--- START STORED DATA ---

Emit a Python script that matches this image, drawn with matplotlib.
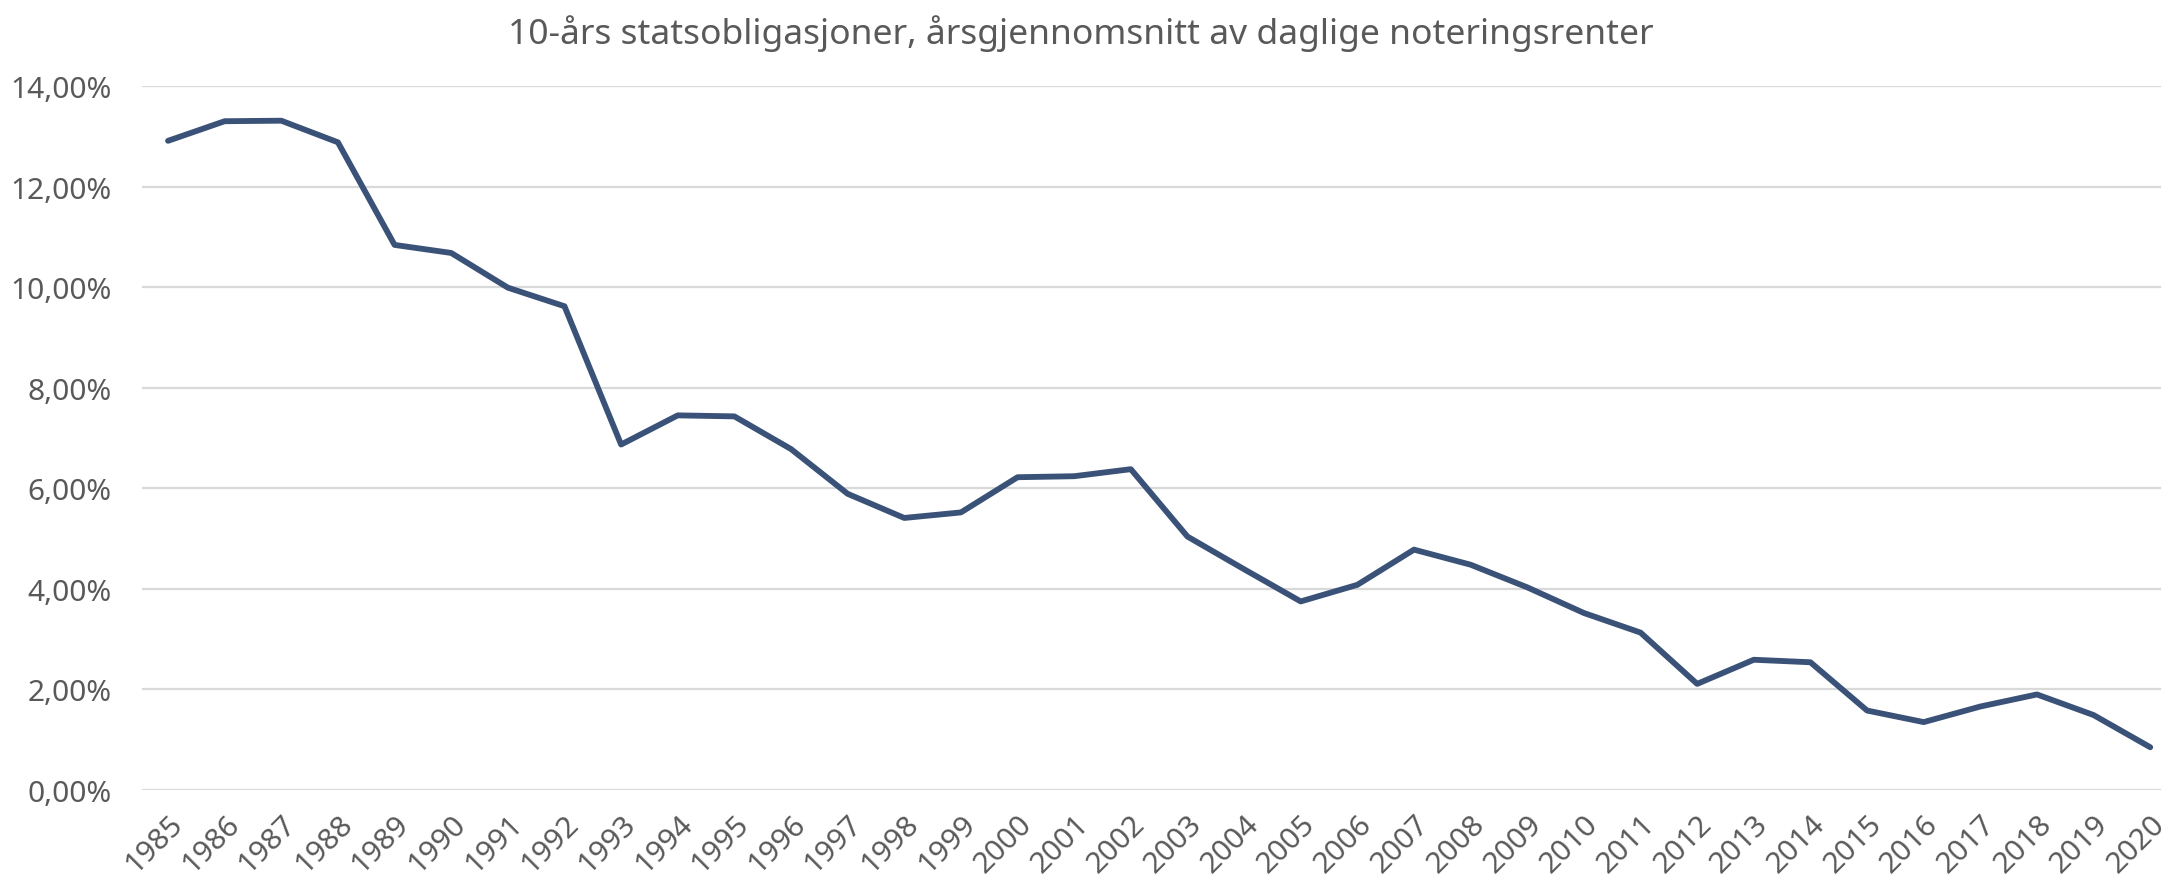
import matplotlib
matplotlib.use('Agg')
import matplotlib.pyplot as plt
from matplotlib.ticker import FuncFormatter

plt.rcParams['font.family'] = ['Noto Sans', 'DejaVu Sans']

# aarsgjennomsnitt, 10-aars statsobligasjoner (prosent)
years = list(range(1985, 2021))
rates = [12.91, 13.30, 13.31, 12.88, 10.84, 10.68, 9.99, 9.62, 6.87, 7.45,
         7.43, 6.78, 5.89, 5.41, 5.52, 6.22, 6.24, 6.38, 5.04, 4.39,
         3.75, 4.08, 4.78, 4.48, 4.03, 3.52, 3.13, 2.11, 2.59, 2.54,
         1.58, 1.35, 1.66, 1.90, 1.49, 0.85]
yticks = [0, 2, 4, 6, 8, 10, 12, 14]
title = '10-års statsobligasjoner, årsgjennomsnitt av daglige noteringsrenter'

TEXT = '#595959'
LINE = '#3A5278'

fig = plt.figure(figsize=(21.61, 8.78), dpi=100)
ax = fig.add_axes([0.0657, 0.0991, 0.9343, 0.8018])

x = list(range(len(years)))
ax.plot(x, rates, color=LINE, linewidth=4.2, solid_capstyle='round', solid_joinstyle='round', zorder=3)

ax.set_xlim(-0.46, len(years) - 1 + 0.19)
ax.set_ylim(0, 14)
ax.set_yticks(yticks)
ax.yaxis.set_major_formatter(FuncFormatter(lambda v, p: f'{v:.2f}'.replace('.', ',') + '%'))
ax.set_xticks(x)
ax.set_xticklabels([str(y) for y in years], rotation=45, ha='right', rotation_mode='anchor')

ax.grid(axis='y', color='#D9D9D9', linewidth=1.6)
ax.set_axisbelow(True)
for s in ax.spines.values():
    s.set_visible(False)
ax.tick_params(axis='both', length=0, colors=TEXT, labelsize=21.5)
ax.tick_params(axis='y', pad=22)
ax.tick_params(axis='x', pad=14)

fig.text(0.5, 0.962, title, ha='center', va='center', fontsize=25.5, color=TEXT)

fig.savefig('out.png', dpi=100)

--- END STORED DATA ---
--- START STORED DATA ---

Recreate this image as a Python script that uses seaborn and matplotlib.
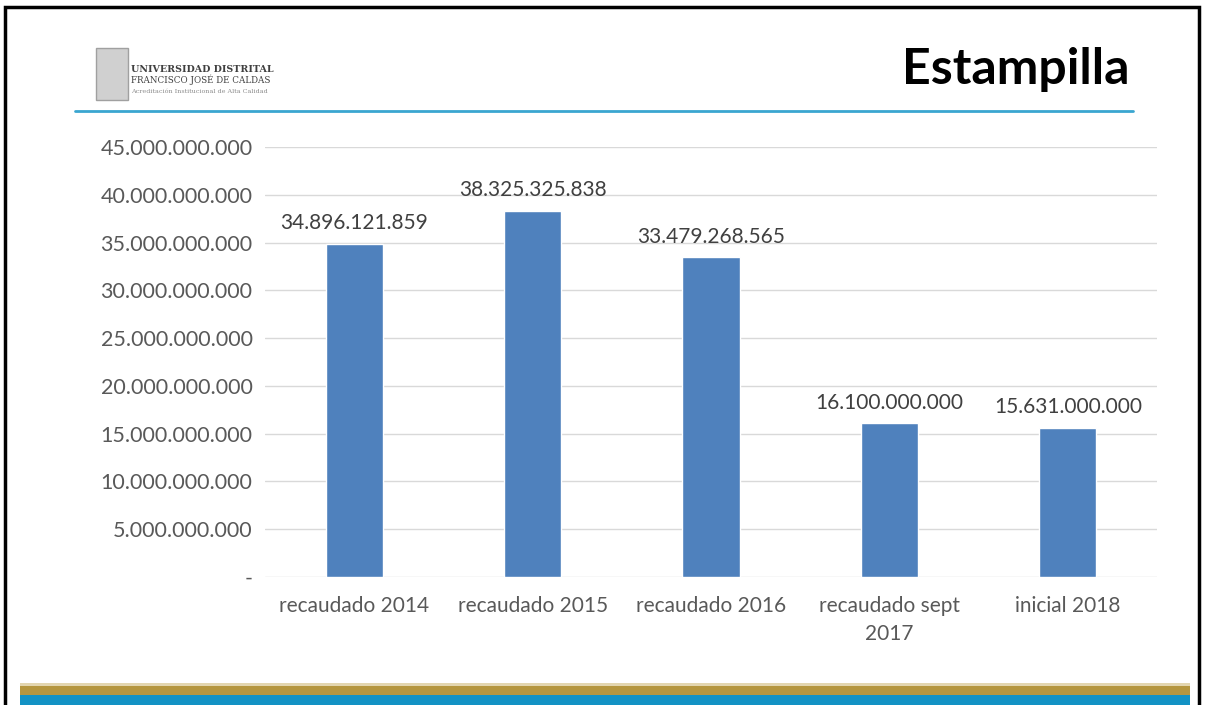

--- END STORED DATA ---
--- START STORED DATA ---

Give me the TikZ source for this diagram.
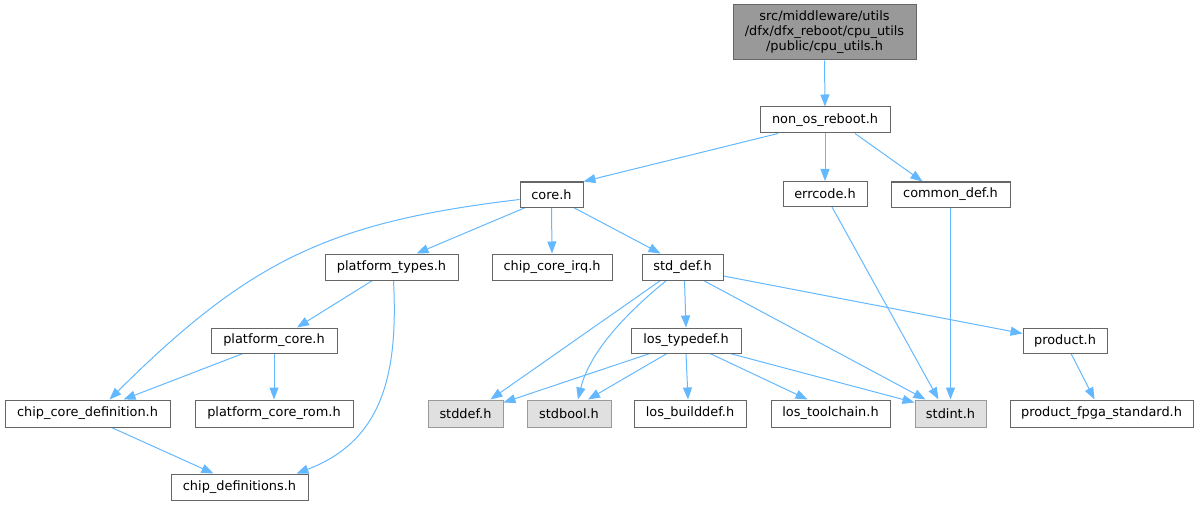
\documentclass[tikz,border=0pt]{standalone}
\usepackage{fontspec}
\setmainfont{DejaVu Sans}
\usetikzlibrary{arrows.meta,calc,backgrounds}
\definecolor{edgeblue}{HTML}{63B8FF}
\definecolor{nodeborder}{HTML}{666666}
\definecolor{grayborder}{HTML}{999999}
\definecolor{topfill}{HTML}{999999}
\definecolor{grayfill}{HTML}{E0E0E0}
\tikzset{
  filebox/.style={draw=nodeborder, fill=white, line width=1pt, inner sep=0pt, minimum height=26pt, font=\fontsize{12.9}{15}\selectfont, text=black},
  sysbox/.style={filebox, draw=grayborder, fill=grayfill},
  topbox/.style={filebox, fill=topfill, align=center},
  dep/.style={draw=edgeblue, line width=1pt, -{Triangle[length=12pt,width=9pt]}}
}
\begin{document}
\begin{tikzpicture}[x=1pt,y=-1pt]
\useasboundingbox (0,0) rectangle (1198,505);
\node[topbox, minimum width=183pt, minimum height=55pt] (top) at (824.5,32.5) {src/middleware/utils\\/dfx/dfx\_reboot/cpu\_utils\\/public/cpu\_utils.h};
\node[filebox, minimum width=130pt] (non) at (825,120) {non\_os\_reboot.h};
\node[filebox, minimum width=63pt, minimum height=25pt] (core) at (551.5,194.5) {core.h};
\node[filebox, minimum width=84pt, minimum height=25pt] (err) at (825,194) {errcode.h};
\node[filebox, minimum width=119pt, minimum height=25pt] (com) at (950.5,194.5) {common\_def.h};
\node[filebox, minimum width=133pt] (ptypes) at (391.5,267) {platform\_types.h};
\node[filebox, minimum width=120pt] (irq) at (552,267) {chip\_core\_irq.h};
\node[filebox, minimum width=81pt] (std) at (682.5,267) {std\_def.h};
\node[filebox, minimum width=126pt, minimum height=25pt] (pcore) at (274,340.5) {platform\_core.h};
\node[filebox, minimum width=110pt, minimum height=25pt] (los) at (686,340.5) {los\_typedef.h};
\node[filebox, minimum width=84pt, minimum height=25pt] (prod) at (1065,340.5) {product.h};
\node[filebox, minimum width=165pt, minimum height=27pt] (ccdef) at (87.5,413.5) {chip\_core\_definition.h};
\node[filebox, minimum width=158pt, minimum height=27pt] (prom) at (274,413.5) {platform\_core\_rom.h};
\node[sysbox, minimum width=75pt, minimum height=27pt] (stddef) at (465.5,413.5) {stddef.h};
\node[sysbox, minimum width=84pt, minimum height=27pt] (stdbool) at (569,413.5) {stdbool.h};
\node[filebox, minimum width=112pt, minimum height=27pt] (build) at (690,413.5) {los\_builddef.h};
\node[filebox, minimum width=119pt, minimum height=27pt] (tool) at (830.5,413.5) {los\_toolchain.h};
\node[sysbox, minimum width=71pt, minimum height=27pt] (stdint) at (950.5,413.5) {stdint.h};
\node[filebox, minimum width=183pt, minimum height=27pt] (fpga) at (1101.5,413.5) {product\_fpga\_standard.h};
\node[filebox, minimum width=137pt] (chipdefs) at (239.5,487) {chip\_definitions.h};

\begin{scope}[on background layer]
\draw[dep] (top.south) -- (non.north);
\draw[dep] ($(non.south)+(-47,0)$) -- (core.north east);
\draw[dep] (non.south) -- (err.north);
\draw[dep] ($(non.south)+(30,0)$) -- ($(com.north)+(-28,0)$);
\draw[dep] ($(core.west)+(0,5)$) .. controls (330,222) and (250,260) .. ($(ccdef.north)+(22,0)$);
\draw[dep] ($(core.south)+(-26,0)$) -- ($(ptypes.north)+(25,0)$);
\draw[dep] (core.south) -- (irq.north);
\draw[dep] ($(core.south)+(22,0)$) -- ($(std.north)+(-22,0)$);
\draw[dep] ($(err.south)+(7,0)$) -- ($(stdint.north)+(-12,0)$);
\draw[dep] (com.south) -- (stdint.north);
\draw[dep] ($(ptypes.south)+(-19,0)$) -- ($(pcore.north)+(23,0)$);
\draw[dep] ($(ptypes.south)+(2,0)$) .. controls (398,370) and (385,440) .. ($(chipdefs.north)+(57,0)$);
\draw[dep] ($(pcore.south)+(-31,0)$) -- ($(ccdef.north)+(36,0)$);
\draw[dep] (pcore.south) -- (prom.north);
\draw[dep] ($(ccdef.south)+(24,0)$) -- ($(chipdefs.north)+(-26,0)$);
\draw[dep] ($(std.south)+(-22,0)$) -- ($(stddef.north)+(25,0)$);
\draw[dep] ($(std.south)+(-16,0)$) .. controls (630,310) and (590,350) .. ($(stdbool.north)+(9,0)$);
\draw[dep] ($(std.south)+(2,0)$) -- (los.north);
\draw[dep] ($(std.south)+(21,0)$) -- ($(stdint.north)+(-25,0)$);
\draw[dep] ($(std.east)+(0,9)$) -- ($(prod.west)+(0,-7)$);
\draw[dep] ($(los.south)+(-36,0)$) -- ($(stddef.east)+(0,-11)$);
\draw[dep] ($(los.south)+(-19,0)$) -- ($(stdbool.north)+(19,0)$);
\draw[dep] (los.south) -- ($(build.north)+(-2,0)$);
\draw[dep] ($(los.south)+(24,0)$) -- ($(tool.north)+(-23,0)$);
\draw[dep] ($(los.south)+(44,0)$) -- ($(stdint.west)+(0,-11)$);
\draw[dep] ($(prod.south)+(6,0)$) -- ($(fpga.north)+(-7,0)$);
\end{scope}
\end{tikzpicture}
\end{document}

--- END STORED DATA ---

-- WRITTEN INSTRUCTION --
Start with the line that includes "Emit a Python" and finish with the line that includes "ax.set_xticklabels([str(y) for y": reproduce those lines exactly, nothing before or after, and omit any pictures.

-- EXERCISE OUTPUT --
Emit a Python script that matches this image, drawn with matplotlib.
import matplotlib
matplotlib.use('Agg')
import matplotlib.pyplot as plt
from matplotlib.ticker import FuncFormatter

plt.rcParams['font.family'] = ['Noto Sans', 'DejaVu Sans']

# aarsgjennomsnitt, 10-aars statsobligasjoner (prosent)
years = list(range(1985, 2021))
rates = [12.91, 13.30, 13.31, 12.88, 10.84, 10.68, 9.99, 9.62, 6.87, 7.45,
         7.43, 6.78, 5.89, 5.41, 5.52, 6.22, 6.24, 6.38, 5.04, 4.39,
         3.75, 4.08, 4.78, 4.48, 4.03, 3.52, 3.13, 2.11, 2.59, 2.54,
         1.58, 1.35, 1.66, 1.90, 1.49, 0.85]
yticks = [0, 2, 4, 6, 8, 10, 12, 14]
title = '10-års statsobligasjoner, årsgjennomsnitt av daglige noteringsrenter'

TEXT = '#595959'
LINE = '#3A5278'

fig = plt.figure(figsize=(21.61, 8.78), dpi=100)
ax = fig.add_axes([0.0657, 0.0991, 0.9343, 0.8018])

x = list(range(len(years)))
ax.plot(x, rates, color=LINE, linewidth=4.2, solid_capstyle='round', solid_joinstyle='round', zorder=3)

ax.set_xlim(-0.46, len(years) - 1 + 0.19)
ax.set_ylim(0, 14)
ax.set_yticks(yticks)
ax.yaxis.set_major_formatter(FuncFormatter(lambda v, p: f'{v:.2f}'.replace('.', ',') + '%'))
ax.set_xticks(x)
ax.set_xticklabels([str(y) for y in years], rotation=45, ha='right', rotation_mode='anchor')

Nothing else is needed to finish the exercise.